Com a morte de Hassan e Omar, assim como de outros, a sucessão torna-se um problema. Embora Omar tenha mantido o seu estatuto de líder militar, Farido Selemane Arune tem sido considerado, desde o ano passado, como tendo pelo menos o mesmo estatuto. Não está claro se ele pode reivindicar legitimidade na ausência dessas duas figuras. Abaixo de figuras como Farido e Omar, os insurgentes desenvolveram um quadro de comandantes, como Muamudo Saha e Daniel Mussa de Macomia. A estrutura relativamente plana do grupo ao longo dos anos, com comandantes baseados em diferentes partes da província, terá permitido o desenvolvimento de alguma capacidade. Não se sabe se Farido, ou qualquer outra pessoa, tem capacidade militar, visão estratégica e legitimidade junto do grupo para tomar as rédeas. É improvável que o EI imponha uma figura externa, mas poderá levar a um apoio técnico intensificado do exterior, seja da província da África Central do EI, ou de lugares mais distantes.

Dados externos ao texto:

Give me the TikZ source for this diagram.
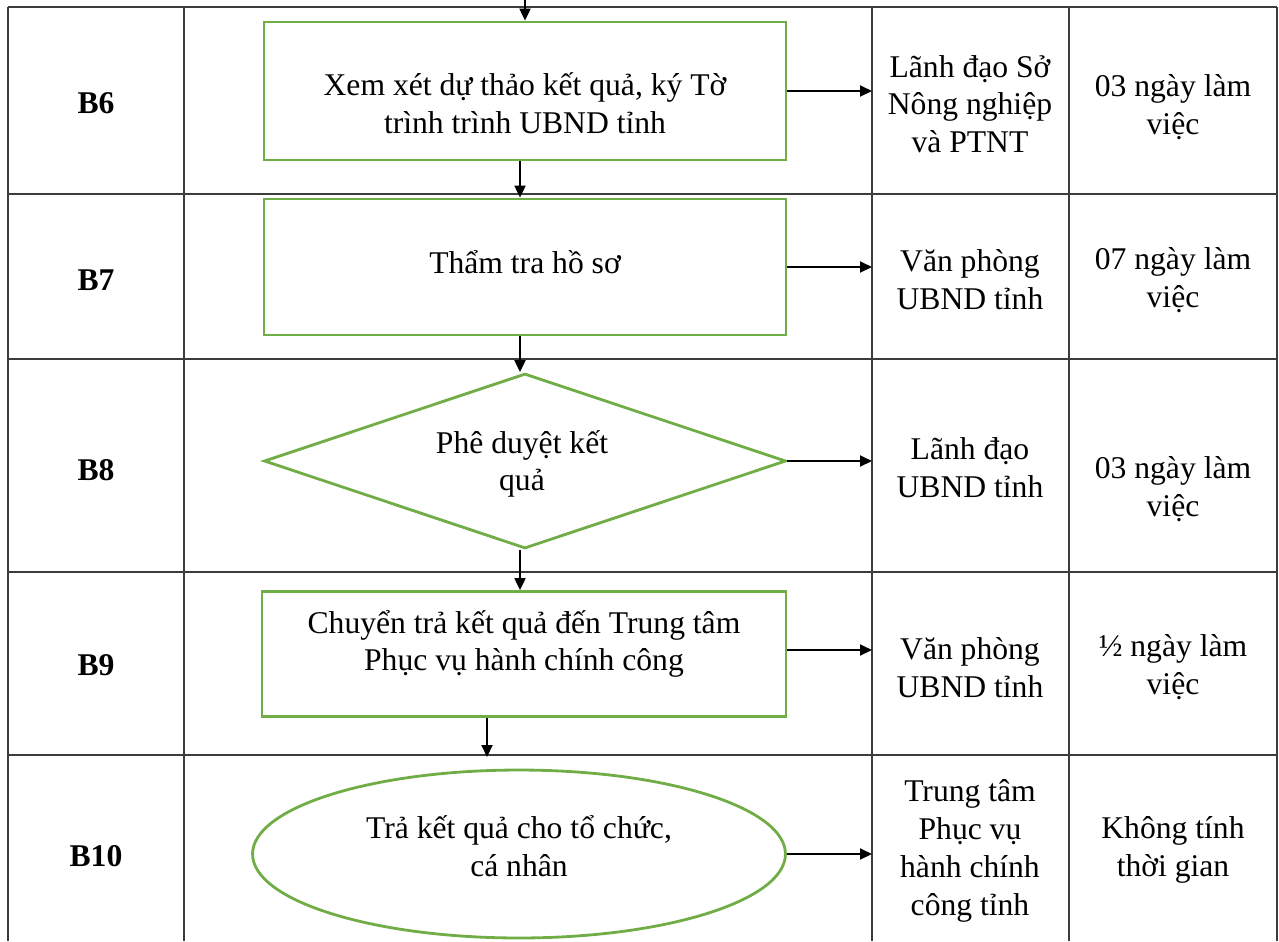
\documentclass[tikz,border=0pt]{standalone}
\usepackage{fontspec}
\setmainfont{Liberation Serif}
\usetikzlibrary{shapes.geometric,arrows.meta}

\definecolor{stepgreen}{RGB}{112,173,71}
\definecolor{gridgray}{RGB}{60,60,60}

\begin{document}
\begin{tikzpicture}[
  x=0.02cm, y=-0.02cm,
  every node/.style={font=\fontsize{18}{21.5}\selectfont, align=center},
  box/.style={draw=stepgreen, line width=1.6pt, rectangle, inner sep=0pt},
  decide/.style={draw=stepgreen, line width=1.6pt, diamond, inner sep=0pt},
  finish/.style={draw=stepgreen, line width=1.6pt, ellipse, inner sep=0pt},
  grid/.style={draw=gridgray, line width=1pt},
  arrow/.style={-{Triangle[length=0.24cm,width=0.22cm]}, line width=1.1pt},
  code/.style={font=\fontsize{18}{21.5}\selectfont\bfseries}
]
\useasboundingbox (0,0) rectangle (1279,941);

% Table grid
\foreach \gx in {8,184,872,1069,1277}
  \draw[grid] (\gx,7) -- (\gx,941);
\foreach \gy in {7,194,359,572,755}
  \draw[grid] (8,\gy) -- (1277,\gy);
\coordinate (col3) at (872,0);

% Step codes
\node[code] (b6) at (96,103) {B6};
\node[code] (b7) at (96,280) {B7};
\node[code] (b8) at (96,470) {B8};
\node[code] (b9) at (96,665) {B9};
\node[code] (b10) at (96,856) {B10};

% Flow shapes
\node[box, minimum width=10.44cm, minimum height=2.76cm] (s6) at (525,91) {};
\node[box, minimum width=10.44cm, minimum height=2.72cm] (s7) at (525,267) {};
\node[decide, minimum width=10.44cm, minimum height=3.5cm] (s8) at (525,461) {};
\node[box, minimum width=10.48cm, minimum height=2.5cm] (s9) at (524,654) {};
\node[finish, minimum width=10.66cm, minimum height=3.36cm] (s10) at (519,854) {};

% Shape texts
\node (t6) at (525,103) {Xem xét dự thảo kết quả, ký Tờ\\trình trình UBND tỉnh};
\node (t7) at (525,262) {Thẩm tra hồ sơ};
\node (t8) at (522,464) {Phê duyệt kết\\quả};
\node (t9) at (524,644) {Chuyển trả kết quả đến Trung tâm\\Phục vụ hành chính công};
\node (t10) at (519,846) {Trả kết quả cho tổ chức,\\cá nhân};

% Who does it
\node (who6) at (970,104) {Lãnh đạo Sở\\Nông nghiệp\\và PTNT};
\node (who7) at (970,280) {Văn phòng\\UBND tỉnh};
\node (who8) at (970,468) {Lãnh đạo\\UBND tỉnh};
\node (who9) at (970,668) {Văn phòng\\UBND tỉnh};
\node (who10) at (970,851) {Trung tâm\\Phục vụ\\hành chính\\công tỉnh};

% How long
\node (time6) at (1173,107) {03 ngày làm\\việc};
\node (time7) at (1173,280) {07 ngày làm\\việc};
\node (time8) at (1173,489) {03 ngày làm\\việc};
\node (time9) at (1173,667) {½ ngày làm\\việc};
\node (time10) at (1173,850) {Không tính\\thời gian};

% Arrows
\coordinate (top) at (525,0);
\coordinate (e10) at (487,757);
\draw[arrow] (top) -- (s6.north);
\draw[arrow] ([xshift=-0.1cm]s6.south) -- ([xshift=-0.1cm]s6.south |- s7.north);
\draw[arrow] ([xshift=-0.1cm]s7.south) -- ([xshift=-0.1cm]s7.south |- s8.north);
\draw[arrow] ([xshift=-0.1cm]s8.south) -- ([xshift=-0.1cm]s8.south |- s9.north);
\draw[arrow] (s9.south -| e10) -- (e10);

\draw[arrow] (s6.east) -- (s6.east -| col3);
\draw[arrow] (s7.east) -- (s7.east -| col3);
\draw[arrow] (s8.east) -- (s8.east -| col3);
\draw[arrow] ([yshift=0.08cm]s9.east) -- ([yshift=0.08cm]s9.east -| col3);
\draw[arrow] (s10.east) -- (s10.east -| col3);

\end{tikzpicture}
\end{document}
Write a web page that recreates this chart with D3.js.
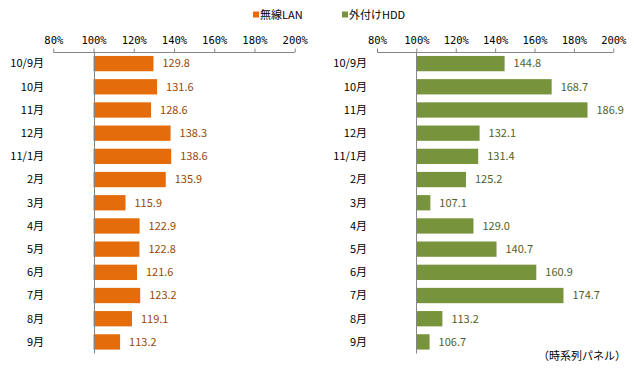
<!DOCTYPE html>
<html><head><meta charset="utf-8">
<script src="https://cdn.jsdelivr.net/npm/d3@7"></script>
<style>body{margin:0;background:#fff}text{font-family:"Noto Sans CJK JP","Noto Sans",sans-serif}</style>
</head><body>
<svg id="c" width="634" height="370"></svg>
<script>
const categories = ["10/9月","10月","11月","12月","11/1月","2月","3月","4月","5月","6月","7月","8月","9月"];
const wirelessLAN = [129.8,131.6,128.6,138.3,138.6,135.9,115.9,122.9,122.8,121.6,123.2,119.1,113.2];
const externalHDD = [144.8,168.7,186.9,132.1,131.4,125.2,107.1,129.0,140.7,160.9,174.7,113.2,106.7];
const tickValues = [80,100,120,140,160,180,200];
const seriesNames = ["無線LAN","外付けHDD"];

const svg = d3.select("#c");
const panels = [
  {name: seriesNames[0], values: wirelessLAN, x0: 53.3, x1: 294.7, labelX: 44, color: "#E46C0A", textColor: "#984807", legendX: 253},
  {name: seriesNames[1], values: externalHDD, x0: 377, x1: 613.3, labelX: 367, color: "#77933C", textColor: "#4F6228", legendX: 342}
];
const y = d3.scaleBand().domain(categories).range([52, 353.5]).paddingInner(0.34).paddingOuter(0.17);

panels.forEach(p => {
  const g = svg.append("g");
  const x = d3.scaleLinear().domain([80, 200]).range([p.x0, p.x1]);
  // axis
  const ax = g.append("g").attr("transform", "translate(0,52.5)")
    .call(d3.axisTop(x).tickValues(tickValues).tickSize(4).tickPadding(5).tickFormat(d => d + "%"));
  ax.select(".domain").attr("stroke", "#868686").attr("d", `M${p.x0},0H${p.x1}`);
  ax.selectAll(".tick line").attr("stroke", "#868686");
  ax.selectAll(".tick text").attr("fill", "#000").style("font-size", "10.5px").style("font-family", "'DejaVu Sans Mono','Liberation Mono',monospace").attr("textLength", null);
  // bars
  g.selectAll("rect.bar").data(p.values).join("rect")
    .attr("x", x(100)).attr("y", (d, i) => y(categories[i]))
    .attr("width", d => x(d) - x(100)).attr("height", y.bandwidth())
    .attr("fill", p.color);
  // baseline at 100%
  g.append("line").attr("x1", Math.round(x(100)) + 0.5).attr("x2", Math.round(x(100)) + 0.5)
    .attr("y1", 52).attr("y2", 353.5).attr("stroke", "#868686").attr("stroke-width", 1);
  // value labels
  g.selectAll("text.val").data(p.values).join("text")
    .attr("x", d => x(d) + 9).attr("y", (d, i) => y(categories[i]) + y.bandwidth() / 2)
    .attr("dy", "0.35em").attr("fill", p.textColor).style("font-size", "11px")
    .text(d => d.toFixed(1));
  // category labels
  g.selectAll("text.cat").data(categories).join("text")
    .attr("x", p.labelX).attr("y", d => y(d) + y.bandwidth() / 2)
    .attr("dy", "0.35em").attr("text-anchor", "end").attr("fill", "#000").style("font-size", "11px")
    .text(d => d);
  // legend
  g.append("rect").attr("x", p.legendX).attr("y", 11.5).attr("width", 6).attr("height", 6).attr("fill", p.color);
  g.append("text").attr("x", p.legendX + 7).attr("y", 15).attr("dy", "0.35em")
    .attr("fill", "#000").style("font-size", "11px").text(p.name);
});
svg.append("text").attr("x", 626).attr("y", 356).attr("dy", "0.35em").attr("text-anchor", "end")
  .attr("fill", "#000").style("font-size", "11px").text("（時系列パネル）");
</script>
</body></html>
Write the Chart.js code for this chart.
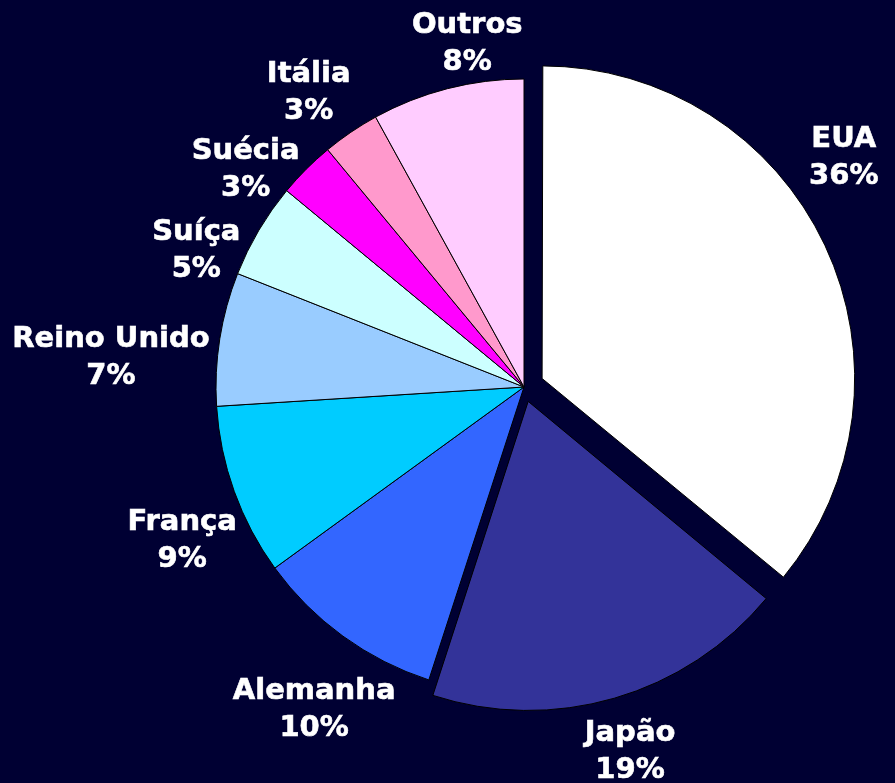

Embora os insurgentes tenham conseguido travar com sucesso as operações das FADM e SAMIM no distrito de Macomia, o desafio que têm pela frente é real. A sua capacidade de continuar a fazê-lo dependerá da sua capacidade de manter e abastecer bases na área e da capacidade da sua força de combate restante. O número de combatentes activos foi recentemente estimado pelas Nações Unidas como 180-220, abaixo dos 280 estimados em Dezembro de 2022. Movimentos recentes de alguns combatentes para oeste a partir de bases em Macomia sugerem que o grupo pode mais uma vez tentar separar-se em face a uma pressão contínua, como aconteceu nos meses que se seguiram à intervenção internacional em 2021. Nessa altura, o grupo conseguiu com sucesso resistir a uma investida e poderão muito bem conseguir fazê-lo novamente.